3coins commented 4 months ago

I modified your code slightly to remove the system instructions which only returned the tool_call response.

prompt = ChatPromptTemplate.from_messages([("placeholder", "{messages}")])

Output

[{'type': 'tool_use',
  'name': 'math_tool',
  'input': {'op': 'mul', 'x': 3, 'y': 3},
  'id': 'tooluse_QYT9YJl1TO6ewv09Xzh_ZA'}]
thiagotps commented 4 months ago

@3coins In your example, the tool_call response is still being passed in the content field. What I imagine would be the correct behavior in this situation, is the content to be a empty string, since the model didn't return any text.

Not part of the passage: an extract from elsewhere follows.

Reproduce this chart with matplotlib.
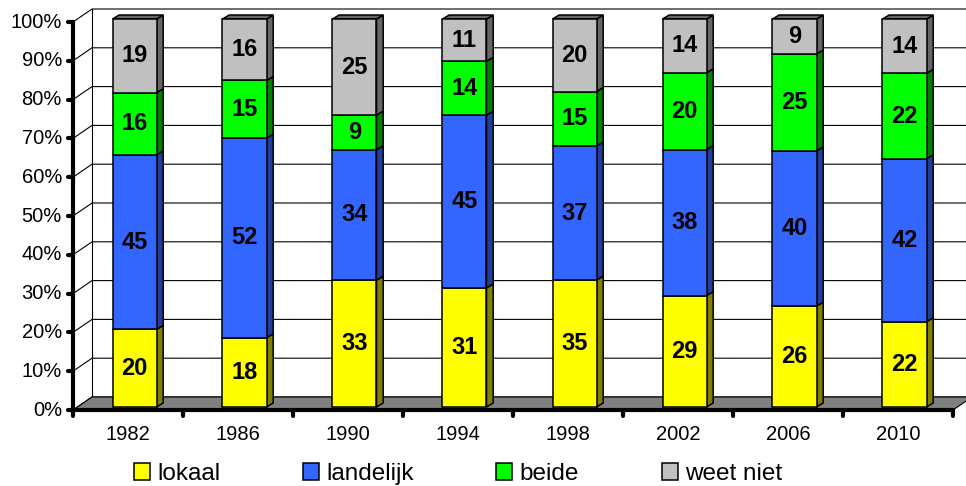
import matplotlib.pyplot as plt
from matplotlib.patches import Polygon, Patch

years = ['1982', '1986', '1990', '1994', '1998', '2002', '2006', '2010']
lokaal = [20, 18, 33, 31, 35, 29, 26, 22]
landelijk = [45, 52, 34, 45, 37, 38, 40, 42]
beide = [16, 15, 9, 14, 15, 20, 25, 22]
weet_niet = [19, 16, 25, 11, 20, 14, 9, 14]
series = ['lokaal', 'landelijk', 'beide', 'weet niet']
pct_ticks = list(range(0, 101, 10))

front_col = ['#ffff00', '#3366ff', '#00ff00', '#c0c0c0']
side_col = ['#808000', '#1f3d99', '#008000', '#666666']

plt.rcParams['font.family'] = ['Liberation Sans', 'DejaVu Sans']

fig = plt.figure(figsize=(9.66, 4.86), dpi=100)
ax = fig.add_axes([0, 0, 1, 1])
ax.axis('off')

# front plane: category boundaries every 110 px from x=73, 0% at 76 px from bottom, 3.88 px per %
px_x, px_y = 110.0, 3.88
ax.set_xlim(-73 / px_x, (966 - 73) / px_x)
ax.set_ylim(-76 / px_y, (486 - 76) / px_y)

n = len(years)
DX, DY = 19 / px_x, 13 / px_y        # depth of the walls
SX, SY = 6.5 / px_x, 3 / px_y        # bar front face shift behind front plane
BX, BY = 6.7 / px_x, 4 / px_y        # bar depth
W = 44 / px_x

# back wall + side wall
ax.add_patch(Polygon([(DX, DY), (n + DX, DY), (n + DX, 100 + DY), (DX, 100 + DY)],
                     closed=True, fc='white', ec='none', zorder=1))
for v in pct_ticks:
    ax.plot([0, DX, n + DX], [v, v + DY, v + DY], color='black', lw=0.8, zorder=2)
ax.plot([DX, DX], [DY, 100 + DY], color='black', lw=0.8, zorder=2)

# floor
ax.add_patch(Polygon([(0, 0), (n, 0), (n + DX, DY), (DX, DY)],
                     closed=True, fc='#808080', ec='black', lw=0.8, zorder=3))

# bars
data = [lokaal, landelijk, beide, weet_niet]
for i in range(n):
    total = sum(s[i] for s in data)
    base = 0.0
    x0 = i + 0.5 - W / 2 + SX
    x1 = x0 + W
    for j, s in enumerate(data):
        h = s[i] / total * 100
        y0 = base + SY
        y1 = y0 + h
        ax.add_patch(Polygon([(x1, y0), (x1 + BX, y0 + BY), (x1 + BX, y1 + BY), (x1, y1)],
                             closed=True, fc=side_col[j], ec='black', lw=1.1, zorder=4))
        if j == len(data) - 1:
            ax.add_patch(Polygon([(x0, y1), (x1, y1), (x1 + BX, y1 + BY), (x0 + BX, y1 + BY)],
                                 closed=True, fc=side_col[j], ec='black', lw=1.1, zorder=4))
        ax.add_patch(Polygon([(x0, y0), (x1, y0), (x1, y1), (x0, y1)],
                             closed=True, fc=front_col[j], ec='black', lw=1.1, zorder=5))
        ax.text((x0 + x1) / 2, (y0 + y1) / 2, str(s[i]), ha='center', va='center',
                fontsize=17, fontweight='bold', zorder=6)
        base += h

# axes lines and ticks
ax.plot([0, 0], [0, 100], color='black', lw=3, zorder=7, solid_capstyle='round')
ax.plot([0, n], [0, 0], color='black', lw=3, zorder=7, solid_capstyle='round')
for v in pct_ticks:
    ax.plot([0, -5 / px_x], [v, v], color='black', lw=3, zorder=7, solid_capstyle='round')
    ax.text(-11 / px_x, v, f'{v}%', ha='right', va='center', fontsize=14.5)
for i in range(n + 1):
    ax.plot([i, i], [0, -6 / px_y], color='black', lw=3, zorder=7, solid_capstyle='round')
for i, y in enumerate(years):
    ax.text(i + 0.5, -24.5 / px_y, y, ha='center', va='center', fontsize=14.5)

handles = [Patch(fc=c, ec='black', lw=1.1) for c in front_col]
fig.legend(handles, series, loc='center', bbox_to_anchor=(458 / 966, 12 / 486), ncol=4,
           frameon=False, fontsize=17.5, handlelength=0.66, handleheight=0.66,
           handletextpad=0.3, columnspacing=3.4, borderpad=0)

fig.savefig('out.png', dpi=100)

As an example, using the ChatBedrock class:

from langchain_core.prompts import ChatPromptTemplate
from langchain_aws import  ChatBedrock
from langchain_core.runnables import RunnableAssign,RunnablePassthrough
from langchain_core.messages import HumanMessage, AIMessage
from langchain_core.output_parsers import StrOutputParser
import uuid
from langchain_core.tools import tool
from typing import Annotated, Literal

@tool
def math_tool(op: Annotated[Literal["sum" , "sub" , "mul" , "div"], "The math operation to be perfomerd"], x: float, y: float) -> float:
    """Perform mathematical operations."""
    match op:
        case "sum":
            return x + y
        case "sub":
            return x - y
        case "mul":
            return x * y
        case "div":
            return x/y
        case _:
            raise ToolException(f"Operation {op} not recognized.")

model = ChatBedrock(model_id="anthropic.claude-3-haiku-20240307-v1:0", client=client)

prompt = ChatPromptTemplate.from_messages([("placeholder", "{messages}")])

chain = {"messages": RunnablePassthrough()} | prompt | model.bind_tools([math_tool])
msg = chain.invoke([HumanMessage(content="How much is 3*3 ?")])
msg

The output is:

AIMessage(content='', additional_kwargs={'usage': {'prompt_tokens': 373, 'completion_tokens': 106, 'total_tokens': 479}, 'stop_reason': 'tool_use', 'model_id': 'anthropic.claude-3-haiku-20240307-v1:0'}, response_metadata={'usage': {'prompt_tokens': 373, 'completion_tokens': 106, 'total_tokens': 479}, 'stop_reason': 'tool_use', 'model_id': 'anthropic.claude-3-haiku-20240307-v1:0'}, id='run-6563b53d-519f-4473-9e66-5f8099114ef8-0', tool_calls=[{'name': 'math_tool', 'args': {'op': 'mul', 'x': 3, 'y': 3}, 'id': 'toolu_bdrk_01RX1M7qCoRzQ4J7ZS2YBEYE'}], usage_metadata={'input_tokens': 373, 'output_tokens': 106, 'total_tokens': 479})

The too_call information is only passed in the tool_calls list of the AIMessage, its content variable is only a empty string.

thiagotps commented 4 months ago

@3coins I think the issue is in line 571 of bedrock_converse.py.

def _parse_response(response: Dict[str, Any]) -> AIMessage:
    anthropic_content = _bedrock_to_anthropic(
        response.pop("output")["message"]["content"]
    )
    tool_calls = _extract_tool_calls(anthropic_content)
    usage = UsageMetadata(_camel_to_snake_keys(response.pop("usage")))  # type: ignore[misc]
    return AIMessage(
        content=_str_if_single_text_block(anthropic_content),  # type: ignore[arg-type]
        usage_metadata=usage,
        response_metadata=response,
        tool_calls=tool_calls,
    )

All of anthropic_content is being passed to the content of AIMessage, despite the tool_calls being extracted above and being passed separately in the tool_calls field of AIMessage.

thiagotps commented 4 months ago

I created a pull request #100 for this.

3coins commented 4 months ago

@thiagotps Looking at the Anthropic documentation, it seems like content block along with the tool_use info is normal in case a user want to look at the chain of thought reasoning that the model used to decide which tool to use. https://docs.anthropic.com/en/docs/build-with-claude/tool-use#chain-of-thought

I also looked at the ChatAnthropic and it seems to also add the content as-is. https://github.com/langchain-ai/langchain/blob/master/libs/partners/anthropic/langchain_anthropic/chat_models.py#L716-L741

Let me know if I am missing anything.